YOUR GOAL:
Reproduce the data below in full and exclude every picture.

INFORMATION SHOWN:
★ ★ ★ ★
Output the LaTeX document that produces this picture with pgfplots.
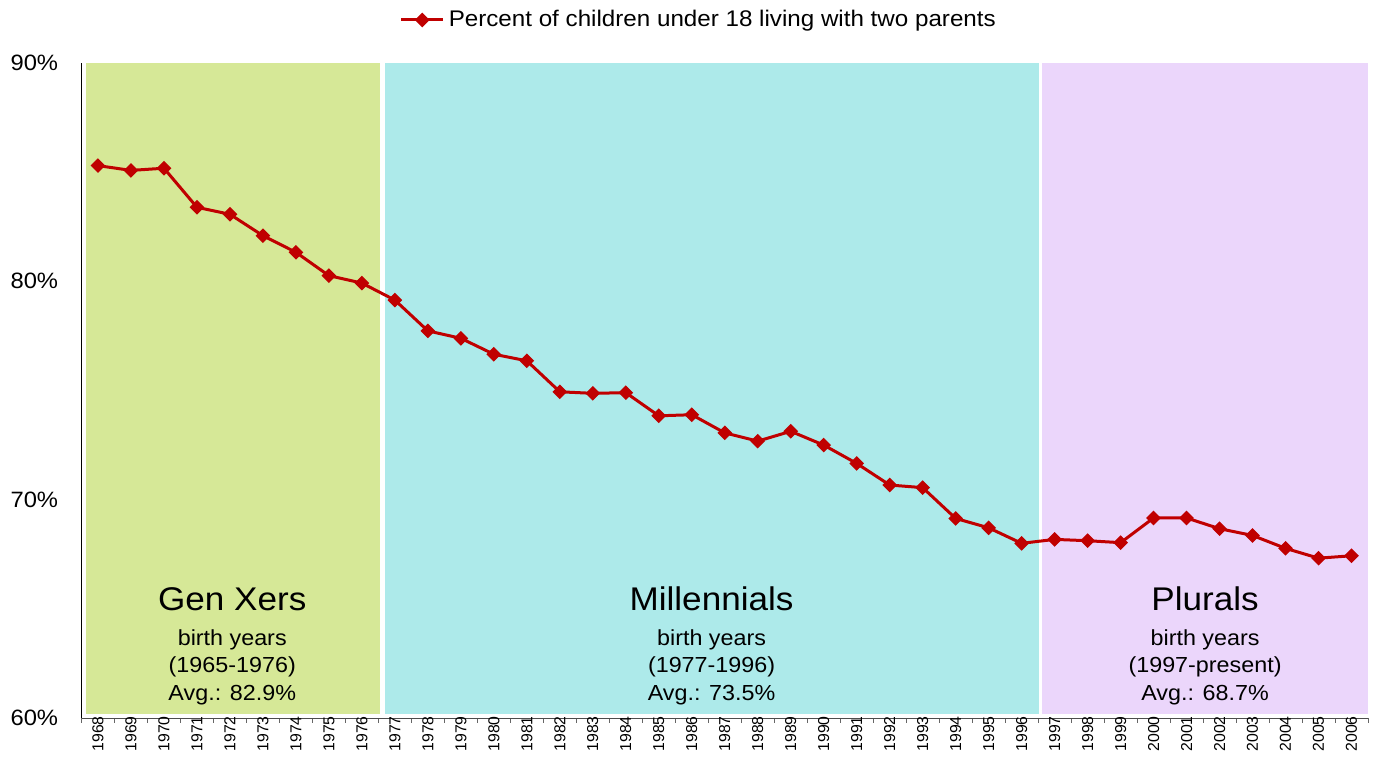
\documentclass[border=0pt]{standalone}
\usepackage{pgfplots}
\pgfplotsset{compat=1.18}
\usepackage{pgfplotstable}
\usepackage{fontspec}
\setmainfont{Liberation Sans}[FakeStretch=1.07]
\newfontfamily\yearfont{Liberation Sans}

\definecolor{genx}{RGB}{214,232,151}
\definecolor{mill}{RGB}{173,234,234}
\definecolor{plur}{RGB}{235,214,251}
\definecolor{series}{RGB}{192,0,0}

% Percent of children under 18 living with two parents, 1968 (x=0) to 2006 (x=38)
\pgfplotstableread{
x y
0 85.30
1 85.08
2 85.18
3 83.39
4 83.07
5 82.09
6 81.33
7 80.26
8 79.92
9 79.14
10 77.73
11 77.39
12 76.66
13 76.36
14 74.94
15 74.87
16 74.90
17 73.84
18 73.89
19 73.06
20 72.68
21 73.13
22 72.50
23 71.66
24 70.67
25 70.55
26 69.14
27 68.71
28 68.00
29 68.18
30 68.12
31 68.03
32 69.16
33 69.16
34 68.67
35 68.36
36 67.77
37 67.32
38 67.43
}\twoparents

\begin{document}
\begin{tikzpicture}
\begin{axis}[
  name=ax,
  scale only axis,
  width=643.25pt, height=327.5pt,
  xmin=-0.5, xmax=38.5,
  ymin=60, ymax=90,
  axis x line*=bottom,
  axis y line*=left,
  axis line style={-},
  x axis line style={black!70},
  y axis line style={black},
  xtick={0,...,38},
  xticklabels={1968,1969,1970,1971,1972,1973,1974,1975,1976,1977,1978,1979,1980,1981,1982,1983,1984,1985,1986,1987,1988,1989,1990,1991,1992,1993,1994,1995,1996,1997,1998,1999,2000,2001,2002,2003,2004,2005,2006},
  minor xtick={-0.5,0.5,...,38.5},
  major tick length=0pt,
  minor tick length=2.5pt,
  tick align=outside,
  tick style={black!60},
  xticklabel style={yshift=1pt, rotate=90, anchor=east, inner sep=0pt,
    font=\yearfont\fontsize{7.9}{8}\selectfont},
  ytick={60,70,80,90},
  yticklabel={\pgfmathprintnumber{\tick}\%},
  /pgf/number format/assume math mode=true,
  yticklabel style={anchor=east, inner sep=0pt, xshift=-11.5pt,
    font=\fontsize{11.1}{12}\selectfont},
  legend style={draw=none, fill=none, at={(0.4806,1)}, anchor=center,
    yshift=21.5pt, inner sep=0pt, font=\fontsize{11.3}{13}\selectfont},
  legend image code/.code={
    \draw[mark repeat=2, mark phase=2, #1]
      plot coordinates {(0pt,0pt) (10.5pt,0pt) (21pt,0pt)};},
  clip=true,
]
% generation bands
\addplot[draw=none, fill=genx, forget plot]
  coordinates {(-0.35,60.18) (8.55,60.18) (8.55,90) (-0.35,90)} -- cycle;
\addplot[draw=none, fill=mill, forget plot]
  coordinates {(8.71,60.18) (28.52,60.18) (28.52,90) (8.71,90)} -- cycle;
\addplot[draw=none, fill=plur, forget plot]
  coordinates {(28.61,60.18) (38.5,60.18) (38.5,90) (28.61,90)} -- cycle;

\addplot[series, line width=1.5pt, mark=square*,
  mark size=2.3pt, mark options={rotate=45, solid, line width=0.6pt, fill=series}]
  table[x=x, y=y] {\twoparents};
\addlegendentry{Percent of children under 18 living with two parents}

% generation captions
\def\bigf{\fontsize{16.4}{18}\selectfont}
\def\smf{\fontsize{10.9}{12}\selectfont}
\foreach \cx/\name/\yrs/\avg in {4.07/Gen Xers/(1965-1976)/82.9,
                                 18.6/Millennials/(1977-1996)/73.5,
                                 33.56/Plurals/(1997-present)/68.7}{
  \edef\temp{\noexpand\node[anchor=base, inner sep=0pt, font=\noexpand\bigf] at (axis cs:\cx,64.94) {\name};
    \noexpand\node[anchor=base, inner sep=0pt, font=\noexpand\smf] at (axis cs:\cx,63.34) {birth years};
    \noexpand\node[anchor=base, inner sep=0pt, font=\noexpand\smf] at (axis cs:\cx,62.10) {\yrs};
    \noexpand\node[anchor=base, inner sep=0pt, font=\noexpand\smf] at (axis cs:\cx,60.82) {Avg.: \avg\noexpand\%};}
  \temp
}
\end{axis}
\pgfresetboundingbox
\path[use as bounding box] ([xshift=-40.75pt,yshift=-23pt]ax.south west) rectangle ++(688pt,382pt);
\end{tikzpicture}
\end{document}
★ ★ ★ ★
TASK SOLUTION:
Output the LaTeX document that produces this picture with pgfplots.
\documentclass[border=0pt]{standalone}
\usepackage{pgfplots}
\pgfplotsset{compat=1.18}
\usepackage{pgfplotstable}
\usepackage{fontspec}
\setmainfont{Liberation Sans}[FakeStretch=1.07]
\newfontfamily\yearfont{Liberation Sans}

\definecolor{genx}{RGB}{214,232,151}
\definecolor{mill}{RGB}{173,234,234}
\definecolor{plur}{RGB}{235,214,251}
\definecolor{series}{RGB}{192,0,0}

% Percent of children under 18 living with two parents, 1968 (x=0) to 2006 (x=38)
\pgfplotstableread{
x y
0 85.30
1 85.08
2 85.18
3 83.39
4 83.07
5 82.09
6 81.33
7 80.26
8 79.92
9 79.14
10 77.73
11 77.39
12 76.66
13 76.36
14 74.94
15 74.87
16 74.90
17 73.84
18 73.89
19 73.06
20 72.68
21 73.13
22 72.50
23 71.66
24 70.67
25 70.55
26 69.14
27 68.71
28 68.00
29 68.18
30 68.12
31 68.03
32 69.16
33 69.16
34 68.67
35 68.36
36 67.77
37 67.32
38 67.43
}\twoparents

\begin{document}
\begin{tikzpicture}
\begin{axis}[
  name=ax,
  scale only axis,
  width=643.25pt, height=327.5pt,
  xmin=-0.5, xmax=38.5,
  ymin=60, ymax=90,
  axis x line*=bottom,
  axis y line*=left,
  axis line style={-},
  x axis line style={black!70},
  y axis line style={black},
  xtick={0,...,38},
  xticklabels={1968,1969,1970,1971,1972,1973,1974,1975,1976,1977,1978,1979,1980,1981,1982,1983,1984,1985,1986,1987,1988,1989,1990,1991,1992,1993,1994,1995,1996,1997,1998,1999,2000,2001,2002,2003,2004,2005,2006},
  minor xtick={-0.5,0.5,...,38.5},
  major tick length=0pt,
  minor tick length=2.5pt,
  tick align=outside,
  tick style={black!60},
  xticklabel style={yshift=1pt, rotate=90, anchor=east, inner sep=0pt,
    font=\yearfont\fontsize{7.9}{8}\selectfont},
  ytick={60,70,80,90},
  yticklabel={\pgfmathprintnumber{\tick}\%},
  /pgf/number format/assume math mode=true,
  yticklabel style={anchor=east, inner sep=0pt, xshift=-11.5pt,
    font=\fontsize{11.1}{12}\selectfont},
  legend style={draw=none, fill=none, at={(0.4806,1)}, anchor=center,
    yshift=21.5pt, inner sep=0pt, font=\fontsize{11.3}{13}\selectfont},
  legend image code/.code={
    \draw[mark repeat=2, mark phase=2, #1]
      plot coordinates {(0pt,0pt) (10.5pt,0pt) (21pt,0pt)};},
  clip=true,
]
% generation bands
\addplot[draw=none, fill=genx, forget plot]
  coordinates {(-0.35,60.18) (8.55,60.18) (8.55,90) (-0.35,90)} -- cycle;
\addplot[draw=none, fill=mill, forget plot]
  coordinates {(8.71,60.18) (28.52,60.18) (28.52,90) (8.71,90)} -- cycle;
\addplot[draw=none, fill=plur, forget plot]
  coordinates {(28.61,60.18) (38.5,60.18) (38.5,90) (28.61,90)} -- cycle;

\addplot[series, line width=1.5pt, mark=square*,
  mark size=2.3pt, mark options={rotate=45, solid, line width=0.6pt, fill=series}]
  table[x=x, y=y] {\twoparents};
\addlegendentry{Percent of children under 18 living with two parents}

% generation captions
\def\bigf{\fontsize{16.4}{18}\selectfont}
\def\smf{\fontsize{10.9}{12}\selectfont}
\foreach \cx/\name/\yrs/\avg in {4.07/Gen Xers/(1965-1976)/82.9,
                                 18.6/Millennials/(1977-1996)/73.5,
                                 33.56/Plurals/(1997-present)/68.7}{
  \edef\temp{\noexpand\node[anchor=base, inner sep=0pt, font=\noexpand\bigf] at (axis cs:\cx,64.94) {\name};
    \noexpand\node[anchor=base, inner sep=0pt, font=\noexpand\smf] at (axis cs:\cx,63.34) {birth years};
    \noexpand\node[anchor=base, inner sep=0pt, font=\noexpand\smf] at (axis cs:\cx,62.10) {\yrs};
    \noexpand\node[anchor=base, inner sep=0pt, font=\noexpand\smf] at (axis cs:\cx,60.82) {Avg.: \avg\noexpand\%};}
  \temp
}
\end{axis}
\pgfresetboundingbox
\path[use as bounding box] ([xshift=-40.75pt,yshift=-23pt]ax.south west) rectangle ++(688pt,382pt);
\end{tikzpicture}
\end{document}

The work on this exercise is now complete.